32 Jahre später wurde diese Teilung der militärischen Gewalt in die Reichsverfassung aufgenommen, als Kaiser Diokletian (284–305) Maximian zum zweiten Augustus ernannte und diesem Mediolanum (Mailand) als Sitz zuwies, während er in Nikomedia in Bithynien residierte. Diese Herrschaftsform bedeutete aber noch keine faktische Reichsteilung, da sich Diokletian das Recht, Gesetze für das ganze Reich zu erlassen, vorbehielt.

Das System der organisatorischen Aufteilung wurde von Diokletian erweitert, neben der Regierung der zwei Augusti wurden als deren Nachfolger zwei Caesares eingesetzt, die den Augusti nach 20 Jahren nachfolgen sollten. Dieser Plan scheiterte aber aufgrund der menschlichen Neigungen, die nicht auf Verfassungstreue, weiser Selbstbeschränkung und Einsicht beruhten, sondern aus purem Machtstreben bestanden. Es brach zusammen, da es die Macht des Heeres, das fast hundert Jahre lang die Kaiser ausgerufen hatte, nicht berücksichtigte. Daher kam es in der Nachfolge Diokletians zu Kämpfen zwischen den Augusti und den Caesares, die darin endeten, dass sich der Augustus des Ostens, Konstantin I. (306–337), gegen seinen Rivalen Maxentius 312 in der Schlacht an der Milvischen Brücke durchsetzte und er als ranghöchster Augustus das Prinzipat im Reich beanspruchte. Zwar musste auch er sich mit seinem Mitkaiser Licinius auseinandersetzen, ab 324 war er aber der alleinige Herrscher im Römischen Reich. 326 begann er mit dem Bau einer neuen Hauptstadt im Osten auf dem Boden der alten griechischen Kolonie Byzantion,11 die am 11. Mai 330, noch unfertig, unter dem Namen Konstantinopolis feierlich geweiht wurde.

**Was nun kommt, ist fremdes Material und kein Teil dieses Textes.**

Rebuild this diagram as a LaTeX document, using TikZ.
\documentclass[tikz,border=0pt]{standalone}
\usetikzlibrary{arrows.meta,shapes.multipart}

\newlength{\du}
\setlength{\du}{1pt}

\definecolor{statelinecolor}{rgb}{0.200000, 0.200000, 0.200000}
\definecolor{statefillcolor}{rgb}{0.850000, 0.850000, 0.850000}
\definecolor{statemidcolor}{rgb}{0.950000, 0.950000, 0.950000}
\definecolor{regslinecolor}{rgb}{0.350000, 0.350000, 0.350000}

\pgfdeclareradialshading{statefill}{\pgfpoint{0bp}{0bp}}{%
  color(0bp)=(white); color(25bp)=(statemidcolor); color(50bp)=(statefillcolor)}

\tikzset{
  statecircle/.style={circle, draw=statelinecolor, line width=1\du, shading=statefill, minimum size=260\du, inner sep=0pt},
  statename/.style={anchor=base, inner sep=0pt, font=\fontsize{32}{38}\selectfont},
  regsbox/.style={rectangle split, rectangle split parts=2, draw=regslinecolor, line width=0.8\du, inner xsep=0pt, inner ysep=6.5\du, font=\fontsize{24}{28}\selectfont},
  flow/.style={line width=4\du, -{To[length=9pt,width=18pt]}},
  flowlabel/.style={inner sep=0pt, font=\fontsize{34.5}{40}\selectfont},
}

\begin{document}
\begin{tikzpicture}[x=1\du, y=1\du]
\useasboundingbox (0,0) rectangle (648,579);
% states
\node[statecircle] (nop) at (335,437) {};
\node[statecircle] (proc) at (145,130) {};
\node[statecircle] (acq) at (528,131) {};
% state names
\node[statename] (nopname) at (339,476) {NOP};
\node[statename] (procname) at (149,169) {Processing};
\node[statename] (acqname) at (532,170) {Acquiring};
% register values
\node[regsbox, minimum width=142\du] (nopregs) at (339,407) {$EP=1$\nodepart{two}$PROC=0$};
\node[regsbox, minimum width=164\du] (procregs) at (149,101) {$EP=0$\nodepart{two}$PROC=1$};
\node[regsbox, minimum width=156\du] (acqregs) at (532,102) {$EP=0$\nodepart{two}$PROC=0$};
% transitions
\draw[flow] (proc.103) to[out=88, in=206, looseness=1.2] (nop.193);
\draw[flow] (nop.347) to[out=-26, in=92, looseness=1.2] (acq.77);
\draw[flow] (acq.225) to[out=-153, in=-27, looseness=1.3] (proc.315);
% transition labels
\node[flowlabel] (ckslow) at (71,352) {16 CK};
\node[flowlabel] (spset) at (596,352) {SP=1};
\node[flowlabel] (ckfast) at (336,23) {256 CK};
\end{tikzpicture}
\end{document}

Konstantin hätte keinen besseren Platz für seine neue Hauptstadt wählen können. Sie lag auf einer Halbinsel, die in den Bosporus ragte und an drei Seiten von Wasser umgeben war, gegen das Land hin konnte sie mit einer Mauer gesichert werden. Viel wichtiger war ihre geopolitische Lage am Schnittpunkt zwischen Ost und West, in etwa gleicher Entfernung zu den Krisenherden des Reiches an Rhein und Donau und im Orient. Dazu kam, dass die als Konstantinopolis bezeichnete Stadt auch eine wichtige Schnittstelle zwischen den östlichen und westlichen Provinzen darstellte.